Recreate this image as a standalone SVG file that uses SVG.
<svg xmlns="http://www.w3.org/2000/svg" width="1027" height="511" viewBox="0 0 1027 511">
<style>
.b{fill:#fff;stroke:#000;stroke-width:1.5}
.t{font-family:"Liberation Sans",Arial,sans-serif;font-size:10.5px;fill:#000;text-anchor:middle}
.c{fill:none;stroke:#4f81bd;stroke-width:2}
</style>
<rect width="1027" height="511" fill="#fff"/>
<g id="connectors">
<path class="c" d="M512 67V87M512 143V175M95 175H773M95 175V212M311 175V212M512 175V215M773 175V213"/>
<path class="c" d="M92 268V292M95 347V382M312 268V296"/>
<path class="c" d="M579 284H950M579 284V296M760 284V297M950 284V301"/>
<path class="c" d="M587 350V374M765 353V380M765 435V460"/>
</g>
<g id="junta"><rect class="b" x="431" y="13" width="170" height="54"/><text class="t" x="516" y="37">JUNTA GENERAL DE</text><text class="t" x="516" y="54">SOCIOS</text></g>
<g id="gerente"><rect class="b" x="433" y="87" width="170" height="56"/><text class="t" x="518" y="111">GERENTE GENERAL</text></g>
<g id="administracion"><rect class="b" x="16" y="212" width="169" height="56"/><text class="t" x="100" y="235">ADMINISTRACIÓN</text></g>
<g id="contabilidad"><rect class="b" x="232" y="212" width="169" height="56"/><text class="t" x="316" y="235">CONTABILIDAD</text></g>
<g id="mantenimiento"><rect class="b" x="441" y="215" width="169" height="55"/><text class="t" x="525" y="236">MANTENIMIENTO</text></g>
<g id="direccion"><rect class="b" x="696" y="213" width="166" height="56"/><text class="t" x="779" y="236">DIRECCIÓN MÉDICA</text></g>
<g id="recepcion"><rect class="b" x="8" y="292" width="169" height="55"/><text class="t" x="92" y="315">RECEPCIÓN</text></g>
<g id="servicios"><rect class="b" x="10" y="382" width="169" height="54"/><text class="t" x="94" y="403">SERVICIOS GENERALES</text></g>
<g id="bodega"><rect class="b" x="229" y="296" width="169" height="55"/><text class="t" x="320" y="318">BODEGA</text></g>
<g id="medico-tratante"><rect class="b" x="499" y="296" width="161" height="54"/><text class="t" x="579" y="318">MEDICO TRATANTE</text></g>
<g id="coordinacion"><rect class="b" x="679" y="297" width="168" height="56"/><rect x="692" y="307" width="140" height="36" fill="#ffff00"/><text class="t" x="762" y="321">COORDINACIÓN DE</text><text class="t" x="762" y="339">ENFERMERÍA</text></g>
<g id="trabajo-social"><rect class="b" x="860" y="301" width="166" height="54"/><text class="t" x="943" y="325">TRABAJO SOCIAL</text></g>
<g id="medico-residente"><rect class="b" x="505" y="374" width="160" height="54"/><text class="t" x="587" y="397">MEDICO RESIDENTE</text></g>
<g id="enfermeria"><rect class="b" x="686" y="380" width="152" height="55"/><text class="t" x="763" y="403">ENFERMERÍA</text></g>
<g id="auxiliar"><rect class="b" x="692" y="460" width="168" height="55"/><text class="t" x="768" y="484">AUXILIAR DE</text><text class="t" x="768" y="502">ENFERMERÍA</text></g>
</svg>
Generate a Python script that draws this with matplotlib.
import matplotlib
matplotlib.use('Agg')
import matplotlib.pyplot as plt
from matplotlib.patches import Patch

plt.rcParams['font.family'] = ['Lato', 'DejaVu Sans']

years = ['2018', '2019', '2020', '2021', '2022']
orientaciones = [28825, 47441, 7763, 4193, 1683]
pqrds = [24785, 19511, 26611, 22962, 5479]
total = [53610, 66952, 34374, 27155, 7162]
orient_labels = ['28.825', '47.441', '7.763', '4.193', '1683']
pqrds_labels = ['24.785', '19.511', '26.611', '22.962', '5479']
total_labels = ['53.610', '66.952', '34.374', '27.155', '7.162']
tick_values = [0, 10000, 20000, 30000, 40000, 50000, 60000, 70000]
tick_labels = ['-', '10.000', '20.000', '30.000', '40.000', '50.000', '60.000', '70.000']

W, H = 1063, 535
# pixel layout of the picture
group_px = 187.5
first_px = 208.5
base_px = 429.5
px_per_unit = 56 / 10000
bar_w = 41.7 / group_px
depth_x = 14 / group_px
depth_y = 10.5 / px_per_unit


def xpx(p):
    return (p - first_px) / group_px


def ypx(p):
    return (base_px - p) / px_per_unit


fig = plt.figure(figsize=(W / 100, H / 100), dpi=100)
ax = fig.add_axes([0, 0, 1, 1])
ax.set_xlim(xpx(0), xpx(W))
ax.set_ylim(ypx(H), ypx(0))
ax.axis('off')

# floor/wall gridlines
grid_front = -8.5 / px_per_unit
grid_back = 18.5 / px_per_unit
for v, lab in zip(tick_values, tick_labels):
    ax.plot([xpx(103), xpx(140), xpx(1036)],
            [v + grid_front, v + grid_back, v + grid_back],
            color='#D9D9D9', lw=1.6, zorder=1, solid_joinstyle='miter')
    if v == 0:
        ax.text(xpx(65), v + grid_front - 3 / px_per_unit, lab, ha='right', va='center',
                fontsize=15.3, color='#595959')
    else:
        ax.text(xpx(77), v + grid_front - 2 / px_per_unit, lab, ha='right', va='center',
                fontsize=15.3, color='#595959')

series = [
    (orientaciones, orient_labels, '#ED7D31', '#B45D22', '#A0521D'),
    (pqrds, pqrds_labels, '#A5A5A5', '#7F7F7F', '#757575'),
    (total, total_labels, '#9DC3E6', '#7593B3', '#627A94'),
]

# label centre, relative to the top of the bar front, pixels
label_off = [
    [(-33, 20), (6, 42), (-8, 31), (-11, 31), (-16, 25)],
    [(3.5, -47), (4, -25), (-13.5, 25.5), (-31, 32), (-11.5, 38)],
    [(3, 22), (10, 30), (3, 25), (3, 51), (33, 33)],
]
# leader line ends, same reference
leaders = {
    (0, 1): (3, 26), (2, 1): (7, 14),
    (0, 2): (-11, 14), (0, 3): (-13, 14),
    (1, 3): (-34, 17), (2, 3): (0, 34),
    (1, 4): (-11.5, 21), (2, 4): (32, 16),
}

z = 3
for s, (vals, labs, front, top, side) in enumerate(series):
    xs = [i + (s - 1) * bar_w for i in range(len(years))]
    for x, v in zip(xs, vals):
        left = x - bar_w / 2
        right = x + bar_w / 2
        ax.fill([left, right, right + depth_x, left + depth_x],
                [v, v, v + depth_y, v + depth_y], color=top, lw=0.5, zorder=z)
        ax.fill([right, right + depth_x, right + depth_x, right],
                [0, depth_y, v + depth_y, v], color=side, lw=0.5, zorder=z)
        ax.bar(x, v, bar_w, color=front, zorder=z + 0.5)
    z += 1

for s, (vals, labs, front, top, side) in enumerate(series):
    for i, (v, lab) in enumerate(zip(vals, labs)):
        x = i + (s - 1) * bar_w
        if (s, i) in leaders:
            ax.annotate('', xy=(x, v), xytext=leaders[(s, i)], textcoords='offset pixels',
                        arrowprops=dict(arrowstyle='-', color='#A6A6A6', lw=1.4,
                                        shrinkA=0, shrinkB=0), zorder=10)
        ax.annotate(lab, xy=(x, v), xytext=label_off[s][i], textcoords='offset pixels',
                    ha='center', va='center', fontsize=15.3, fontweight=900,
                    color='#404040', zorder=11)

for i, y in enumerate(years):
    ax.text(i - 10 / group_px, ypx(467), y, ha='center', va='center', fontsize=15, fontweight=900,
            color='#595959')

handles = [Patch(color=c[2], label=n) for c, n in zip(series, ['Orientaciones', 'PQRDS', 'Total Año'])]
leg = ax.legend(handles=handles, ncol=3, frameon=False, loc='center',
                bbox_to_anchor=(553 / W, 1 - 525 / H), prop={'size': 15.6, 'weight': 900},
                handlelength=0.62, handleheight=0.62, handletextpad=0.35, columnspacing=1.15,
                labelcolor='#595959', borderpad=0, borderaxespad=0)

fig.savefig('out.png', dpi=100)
* * *
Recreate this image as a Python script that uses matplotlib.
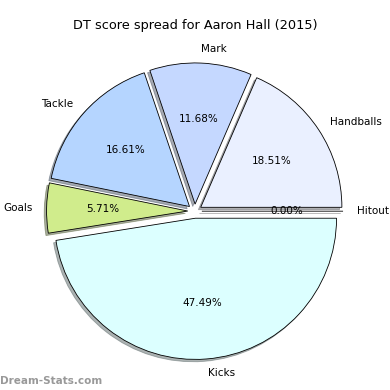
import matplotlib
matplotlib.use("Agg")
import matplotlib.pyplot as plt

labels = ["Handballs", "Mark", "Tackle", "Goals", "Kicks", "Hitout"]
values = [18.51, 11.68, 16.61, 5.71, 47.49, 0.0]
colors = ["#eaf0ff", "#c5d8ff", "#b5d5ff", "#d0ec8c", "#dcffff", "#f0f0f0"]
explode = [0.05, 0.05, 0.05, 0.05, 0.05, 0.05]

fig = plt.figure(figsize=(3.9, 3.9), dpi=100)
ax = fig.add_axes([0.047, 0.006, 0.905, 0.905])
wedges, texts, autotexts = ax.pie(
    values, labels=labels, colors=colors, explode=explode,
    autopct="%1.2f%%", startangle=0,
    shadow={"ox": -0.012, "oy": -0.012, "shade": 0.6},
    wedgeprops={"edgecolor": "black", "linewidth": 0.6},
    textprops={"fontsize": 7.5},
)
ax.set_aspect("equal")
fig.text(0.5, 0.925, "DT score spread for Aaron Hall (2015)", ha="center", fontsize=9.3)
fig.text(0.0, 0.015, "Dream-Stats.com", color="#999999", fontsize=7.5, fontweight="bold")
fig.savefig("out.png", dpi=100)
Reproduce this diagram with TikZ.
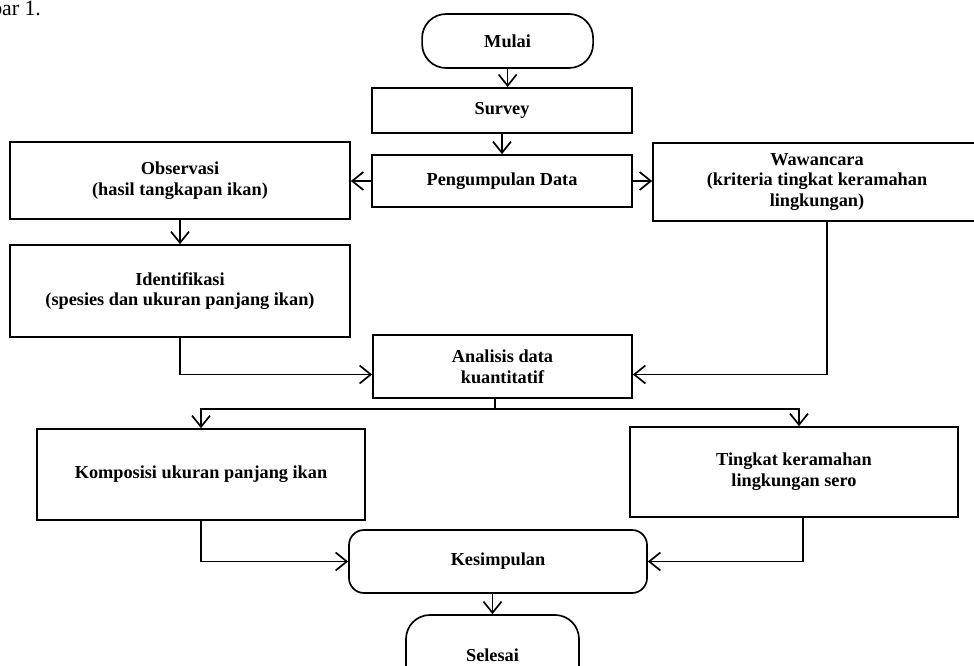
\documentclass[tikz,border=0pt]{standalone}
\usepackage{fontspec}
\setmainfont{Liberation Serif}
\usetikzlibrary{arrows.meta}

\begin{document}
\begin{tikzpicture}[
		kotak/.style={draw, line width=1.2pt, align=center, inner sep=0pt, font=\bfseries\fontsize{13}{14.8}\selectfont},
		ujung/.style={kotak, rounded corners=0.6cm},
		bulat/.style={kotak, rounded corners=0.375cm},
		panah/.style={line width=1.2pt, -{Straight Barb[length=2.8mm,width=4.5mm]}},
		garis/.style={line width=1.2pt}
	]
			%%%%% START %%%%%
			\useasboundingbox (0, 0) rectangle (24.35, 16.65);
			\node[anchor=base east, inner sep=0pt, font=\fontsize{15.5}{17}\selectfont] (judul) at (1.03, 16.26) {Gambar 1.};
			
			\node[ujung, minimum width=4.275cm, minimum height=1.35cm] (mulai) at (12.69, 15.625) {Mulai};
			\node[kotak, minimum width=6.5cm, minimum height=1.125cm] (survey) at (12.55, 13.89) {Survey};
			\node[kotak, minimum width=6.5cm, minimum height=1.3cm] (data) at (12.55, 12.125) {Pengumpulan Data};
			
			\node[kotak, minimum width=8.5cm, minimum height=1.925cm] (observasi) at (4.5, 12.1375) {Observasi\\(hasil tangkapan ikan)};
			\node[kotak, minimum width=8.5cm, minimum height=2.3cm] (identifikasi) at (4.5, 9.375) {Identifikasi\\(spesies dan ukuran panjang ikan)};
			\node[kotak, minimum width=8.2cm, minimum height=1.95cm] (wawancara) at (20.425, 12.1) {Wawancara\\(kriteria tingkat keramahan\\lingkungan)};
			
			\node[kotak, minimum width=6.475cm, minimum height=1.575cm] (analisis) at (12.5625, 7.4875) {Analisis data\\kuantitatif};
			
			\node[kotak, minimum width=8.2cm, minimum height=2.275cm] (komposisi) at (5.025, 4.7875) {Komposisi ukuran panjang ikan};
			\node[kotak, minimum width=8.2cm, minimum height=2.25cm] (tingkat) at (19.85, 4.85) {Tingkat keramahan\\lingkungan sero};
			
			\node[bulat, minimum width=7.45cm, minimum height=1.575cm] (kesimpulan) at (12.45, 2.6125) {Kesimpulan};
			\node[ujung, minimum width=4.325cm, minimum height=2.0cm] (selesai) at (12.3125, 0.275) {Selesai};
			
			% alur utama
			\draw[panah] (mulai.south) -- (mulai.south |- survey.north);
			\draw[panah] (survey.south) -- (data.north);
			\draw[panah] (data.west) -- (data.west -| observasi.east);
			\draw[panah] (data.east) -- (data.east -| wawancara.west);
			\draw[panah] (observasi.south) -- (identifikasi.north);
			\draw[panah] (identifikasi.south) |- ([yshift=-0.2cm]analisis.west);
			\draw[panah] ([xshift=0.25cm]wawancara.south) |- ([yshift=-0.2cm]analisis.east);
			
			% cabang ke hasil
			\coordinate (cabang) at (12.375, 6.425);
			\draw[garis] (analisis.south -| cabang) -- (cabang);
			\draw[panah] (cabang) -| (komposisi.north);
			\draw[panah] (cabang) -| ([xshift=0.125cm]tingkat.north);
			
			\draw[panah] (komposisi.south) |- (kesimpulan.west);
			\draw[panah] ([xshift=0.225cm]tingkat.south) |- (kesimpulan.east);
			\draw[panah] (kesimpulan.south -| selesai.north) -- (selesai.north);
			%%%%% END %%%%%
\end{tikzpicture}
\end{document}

→ Written exercise
Among the entries above, take the lines from the one with "Recreate this image as a Python" through the one with "width=6.5cm, minimum height=1.3cm]" and retype them exactly, leaving out the pictures.

→ The answer
Recreate this image as a Python script that uses matplotlib.
import matplotlib
matplotlib.use("Agg")
import matplotlib.pyplot as plt

labels = ["Handballs", "Mark", "Tackle", "Goals", "Kicks", "Hitout"]
values = [18.51, 11.68, 16.61, 5.71, 47.49, 0.0]
colors = ["#eaf0ff", "#c5d8ff", "#b5d5ff", "#d0ec8c", "#dcffff", "#f0f0f0"]
explode = [0.05, 0.05, 0.05, 0.05, 0.05, 0.05]

fig = plt.figure(figsize=(3.9, 3.9), dpi=100)
ax = fig.add_axes([0.047, 0.006, 0.905, 0.905])
wedges, texts, autotexts = ax.pie(
    values, labels=labels, colors=colors, explode=explode,
    autopct="%1.2f%%", startangle=0,
    shadow={"ox": -0.012, "oy": -0.012, "shade": 0.6},
    wedgeprops={"edgecolor": "black", "linewidth": 0.6},
    textprops={"fontsize": 7.5},
)
ax.set_aspect("equal")
fig.text(0.5, 0.925, "DT score spread for Aaron Hall (2015)", ha="center", fontsize=9.3)
fig.text(0.0, 0.015, "Dream-Stats.com", color="#999999", fontsize=7.5, fontweight="bold")
fig.savefig("out.png", dpi=100)
Reproduce this diagram with TikZ.
\documentclass[tikz,border=0pt]{standalone}
\usepackage{fontspec}
\setmainfont{Liberation Serif}
\usetikzlibrary{arrows.meta}

\begin{document}
\begin{tikzpicture}[
		kotak/.style={draw, line width=1.2pt, align=center, inner sep=0pt, font=\bfseries\fontsize{13}{14.8}\selectfont},
		ujung/.style={kotak, rounded corners=0.6cm},
		bulat/.style={kotak, rounded corners=0.375cm},
		panah/.style={line width=1.2pt, -{Straight Barb[length=2.8mm,width=4.5mm]}},
		garis/.style={line width=1.2pt}
	]
			%%%%% START %%%%%
			\useasboundingbox (0, 0) rectangle (24.35, 16.65);
			\node[anchor=base east, inner sep=0pt, font=\fontsize{15.5}{17}\selectfont] (judul) at (1.03, 16.26) {Gambar 1.};
			
			\node[ujung, minimum width=4.275cm, minimum height=1.35cm] (mulai) at (12.69, 15.625) {Mulai};
			\node[kotak, minimum width=6.5cm, minimum height=1.125cm] (survey) at (12.55, 13.89) {Survey};
			\node[kotak, minimum width=6.5cm, minimum height=1.3cm] (data) at (12.55, 12.125) {Pengumpulan Data};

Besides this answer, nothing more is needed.